Dans les faits, le président Erdogan ne peut pas se réconcilier avec Assad tant que la guerre fait encore rage en Syrie. Une réconciliation avec Assad serait un désaveu de la part d’Erdogan pour son projet ottoman qui avait comme point de départ la Syrie. Cependant le président turc n’a pas les moyens de changer seul ses positions envers la Syrie, tant que le camp auquel il appartient n’est pas encore revenu à la raison. Cette donne politique n’est pas imminente puisque les dirigeants arabes et occidentaux, ainsi que leurs presses respectives, persistent dans le mensonge à propos de ce qui se passe réellement en Syrie. Mais le président Bachar Al-Assad et le peuple syrien accepteront-ils une éventuelle réconciliation et à quelles conditions ?
Quant aux Etats-Unis, ils prennent à contrepied la visite du président Erdogan en Russie déclarant à plusieurs reprises que la rencontre (Erdogan/Poutine) n’impacte pas les intérêts des Etats-Unis puisque la Turquie et la Russie soutiennent Daech en Syrie.

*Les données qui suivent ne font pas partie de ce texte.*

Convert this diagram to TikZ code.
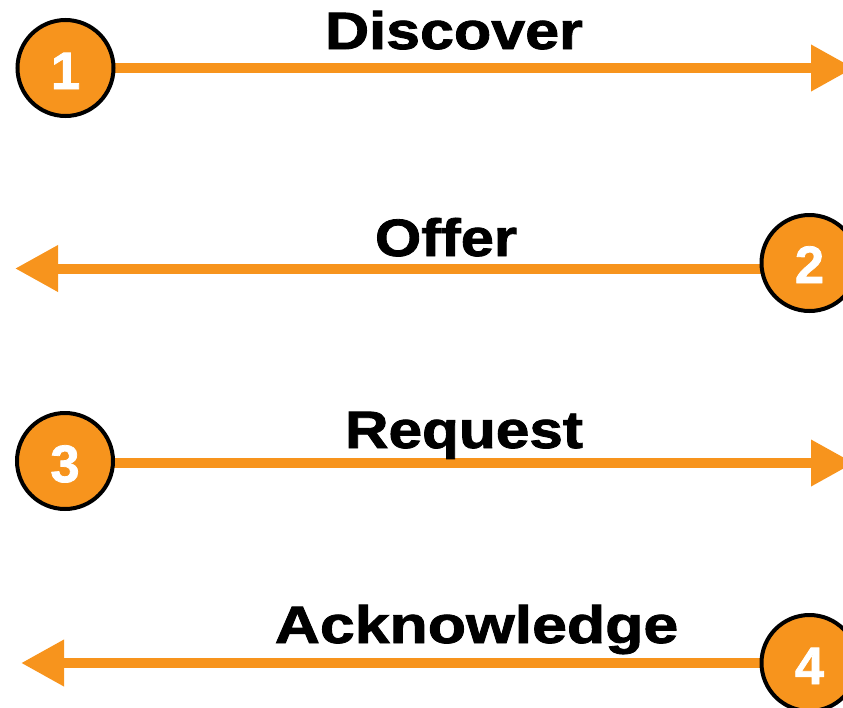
\documentclass[tikz,border=0pt]{standalone}
\usepackage{fontspec}
\setmainfont[BoldFeatures={FakeBold=1.5}]{Liberation Sans}
\usetikzlibrary{arrows.meta,backgrounds}
\definecolor{dhcporange}{HTML}{F7941D}
\tikzset{
  stepcircle/.style={circle, draw=black, line width=4pt, fill=dhcporange,
    minimum size=96pt, inner sep=0pt, outer sep=0pt},
  stepnum/.style={anchor=base, inner sep=0pt, text=white,
    font=\fontsize{52.6pt}{60pt}\selectfont\bfseries},
  msglabel/.style={anchor=base, inner sep=0pt, text=black,
    font=\fontsize{52.6pt}{60pt}\selectfont\bfseries},
  msgarrow/.style={draw=dhcporange, line width=10pt,
    -{Triangle[length=43pt,width=44pt]}},
}
\begin{document}
\begin{tikzpicture}[x=1pt,y=-1pt]
  \useasboundingbox (0,0) rectangle (843,707);

  % step circles
  \node[stepcircle] (c1) at (65.5,68) {};
  \node[stepcircle] (c2) at (809.5,263) {};
  \node[stepcircle] (c3) at (65,461) {};
  \node[stepcircle] (c4) at (809.5,663) {};

  \node[stepnum] (n1) at (65.5,89) {1};
  \node[stepnum] (n2) at (809.5,283) {2};
  \node[stepnum] (n3) at (65,482) {3};
  \node[stepnum] (n4) at (809.5,684) {4};

  % free ends of the message arrows
  \coordinate (e1) at (854,68);
  \coordinate (e2) at (15,268.5);
  \coordinate (e3) at (854,463);
  \coordinate (e4) at (21,663);

  \begin{scope}[on background layer]
    \draw[msgarrow] (c1.east) -- (e1);
    \draw[msgarrow] ([yshift=-5.5pt]c2.west) -- (e2);
    \draw[msgarrow] ([yshift=-2pt]c3.east) -- (e3);
    \draw[msgarrow] (c4.west) -- (e4);
  \end{scope}

  % message names
  \node[msglabel] (t1) at (454,49) {\scalebox{1.16}[1]{Discover}};
  \node[msglabel] (t2) at (446,256) {\scalebox{1.13}[1]{Offer}};
  \node[msglabel] (t3) at (464,448) {\scalebox{1.147}[1]{Request}};
  \node[msglabel] (t4) at (476.5,643) {\scalebox{1.19}[1]{Acknowledge}};
\end{tikzpicture}
\end{document}
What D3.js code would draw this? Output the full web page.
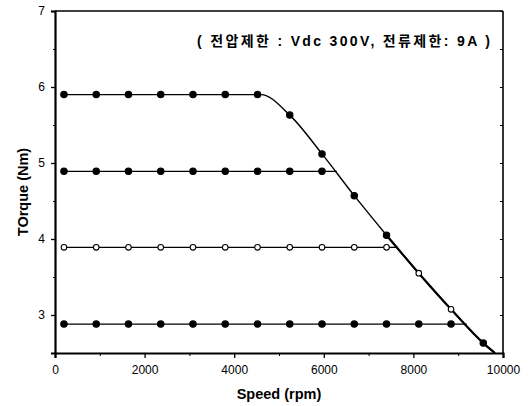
<!DOCTYPE html>
<html><head><meta charset="utf-8">
<script src="https://cdn.jsdelivr.net/npm/d3@7"></script>
<style>body{margin:0;background:#fff}svg{display:block}</style>
</head><body>
<svg id="c" width="531" height="406"></svg>
<script>
// ---- data ----
const speeds = [200, 920, 1640, 2360, 3080, 3800, 4520, 5240, 5960, 6680, 7400, 8120, 8840, 9560];
// torque levels of the four constant-torque series
const levels = [5.9, 4.89, 3.89, 2.88];
// number of markers on each flat part
const flatCounts = [7, 9, 11, 13];
// speed where each flat part meets the limiting envelope
const kneeSpeeds = [4600, 6290, 7656, 9190];
// envelope (voltage-limit) curve
const envSpeed  = [4600, 5240, 5960, 6680, 7400, 8120, 8840, 9560, 9820];
const envTorque = [5.9, 5.63, 5.12, 4.57, 4.05, 3.55, 3.075, 2.63, 2.5];
// markers that sit on the envelope, per series: [speed, torque]
const envMarkers = [
  [[5240, 5.63], [5960, 5.12], [6680, 4.57], [7400, 4.05]],
  [],
  [[8120, 3.55], [8840, 3.075]],
  [[9560, 2.63]]
];
const openMarker = [false, false, true, false];
const xTicks = [0, 2000, 4000, 6000, 8000, 10000];
const yTicks = [3, 4, 5, 6, 7];
const title = "( 전압제한 : Vdc 300V,  전류제한: 9A )";

// ---- layout ----
const svg = d3.select("#c");
const L = 55, R = 503, T = 11, B = 353;
const x = d3.scaleLinear().domain([0, 10000]).range([L, R]);
const y = d3.scaleLinear().domain([2.5, 7]).range([B, T]);
const font = "'Liberation Sans', Arial, sans-serif";

// frame
svg.append("line").attr("x1", L).attr("x2", R).attr("y1", T).attr("y2", T).attr("stroke", "#000").attr("stroke-width", 1.6);
svg.append("line").attr("x1", R).attr("x2", R).attr("y1", T).attr("y2", B).attr("stroke", "#000").attr("stroke-width", 1.6);

// axes
const yAxis = d3.axisLeft(y).tickValues(yTicks).tickSize(4).tickPadding(6).tickFormat(d3.format("d"));
const gy = svg.append("g").attr("transform", `translate(${L},0)`).call(yAxis);
const xAxis = d3.axisBottom(x).tickValues(xTicks).tickSize(5).tickPadding(7).tickFormat(d3.format("d"));
const gx = svg.append("g").attr("transform", `translate(0,${B})`).call(xAxis);
[gx, gy].forEach(g => {
  g.select(".domain").attr("stroke-width", 2.2);
  g.selectAll(".tick line").attr("stroke-width", 1.3);
  g.selectAll("text").attr("font-family", font).attr("font-size", 12).attr("fill", "#000");
});
// minor ticks
svg.append("g").attr("transform", `translate(${L},0)`)
  .call(d3.axisLeft(y).tickValues([2.5, 3.5, 4.5, 5.5, 6.5]).tickSize(2).tickFormat(""))
  .select(".domain").remove();
svg.append("g").attr("transform", `translate(0,${B})`)
  .call(d3.axisBottom(x).tickValues([1000, 3000, 5000, 7000, 9000]).tickSize(3).tickFormat(""))
  .select(".domain").remove();
// right mirrored ticks
svg.append("g").attr("transform", `translate(${R},0)`)
  .call(d3.axisLeft(y).tickValues(d3.range(2.5, 7.01, 0.5)).tickSize(3).tickFormat(""))
  .select(".domain").remove();

// axis titles
svg.append("text").attr("x", 279).attr("y", 399).attr("text-anchor", "middle")
  .attr("font-family", font).attr("font-weight", "bold").attr("font-size", 14.5).text("Speed (rpm)");
svg.append("text").attr("transform", "translate(28,192) rotate(-90)").attr("text-anchor", "middle")
  .attr("font-family", font).attr("font-weight", "bold").attr("font-size", 14.5).text("TOrque (Nm)");

// title
svg.append("text").attr("x", 197).attr("y", 46)
  .attr("textLength", 293).attr("lengthAdjust", "spacing")
  .attr("font-family", "'Liberation Sans','Noto Sans CJK KR', sans-serif").attr("font-weight", "bold")
  .attr("font-size", 14).text(title);

// lines
const curved = d3.line().x(d => x(d[0])).y(d => y(d[1])).curve(d3.curveMonotoneX);
const straight = d3.line().x(d => x(d[0])).y(d => y(d[1]));
const env = envSpeed.map((s, i) => [s, envTorque[i]]);
// top series: flat part then the envelope
svg.append("path")
  .attr("d", curved([[speeds[0], levels[0]]].concat(env)))
  .attr("fill", "none").attr("stroke", "#000").attr("stroke-width", 1.4);
// lower envelope part is shared by several series -> heavier
svg.append("path")
  .attr("d", curved(env.filter(p => p[0] >= 7400)))
  .attr("fill", "none").attr("stroke", "#000").attr("stroke-width", 2.2);
// other series: flat part up to the envelope
levels.slice(1).forEach((lv, j) => {
  const k = kneeSpeeds[j + 1];
  svg.append("path").attr("d", straight([[speeds[0], lv], [k, lv]]))
    .attr("fill", "none").attr("stroke", "#000").attr("stroke-width", 1.4);
});

// markers
levels.forEach((lv, i) => {
  const pts = speeds.slice(0, flatCounts[i]).map(s => [s, lv]).concat(envMarkers[i]);
  svg.append("g").selectAll("circle").data(pts).join("circle")
    .attr("cx", d => x(d[0])).attr("cy", d => y(d[1])).attr("r", openMarker[i] ? 2.8 : 3.2)
    .attr("fill", openMarker[i] ? "#fff" : "#000").attr("stroke", "#000").attr("stroke-width", 1.1);
});
</script>
</body></html>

Les Etats-Unis continuent à biaiser afin d’éviter d’assumer leur échec en Syrie. Les américains accusent la Turquie de soutenir Daech, qui n’est pas un scoop. Mais les déclarations des Etats-Unis signifient qu’à chaque fois qu’un de leurs amis se rapprochent de la Russie ou encore de l’Iran, il va se voir accuser de soutenir Daech. Il convient de préciser que la Turquie n’a pas pu soutenir Daech sans liens avec les Etats-Unis.
Multiples sont les intérêts de la Russie nécessitant de courtiser le président turc. Le premier est de tenter un dénouement de la situation en Syrie, étant donné que le conflit syrien va commencer à coûter à la Russie bien plus que les investissements prévus. Les américains, comme les russes, ne peuvent pas se passer entièrement de la Turquie. La Russie a besoin d’Erdogan pour passer son gazoduc en Europe. Quant aux américains, ils sont capables de trouver un compromis avec le président turc concernant Fehtullah Gülen afin de ramener la Turquie sous leur coupe. Cela ne fera pas de la Turquie un carrefour stratégique entre les Etats-Unis et la Russie. Les Etats-Unis vont tenter également d’éviter que la Russie ait de l’influence au sein de l’OTAN à travers les dirigeants turcs. Actuellement ce qui prime au Moyen-Orient sont en priorité les intérêts…
Enfin, si russes, turcs, et iraniens se rencontrent[2], cela ne signifie en aucun cas la fin de la guerre en Syrie.
Antoine Charpentier
Quelques liens :
- Al-Mayadeen, Les jeux des nations, avec le journaliste Sami Klib, 08-10-2016
- Thomas GROVE, « Turkey’s Erdogan patches up relations with Putin, www.wsj.com, 09-08-2016
- Robert FISK, « Erdogan’s meeting with Putin will tell us what the future holds for Syria », www.independent.com
- Amine ABOU RACHED, « La pénitence du Sultan face au Tsar à propos de la Syrie », www. Al-Manar, 12-08-2016
[1] Robert FISK, « Erdogan’s meeting with Putin will tell us what the future holds for Syria », www.independent.com
[2] Les rencontres et les relations économiques turques et iraniennes n’ont pas cessé malgré le conflit syrien.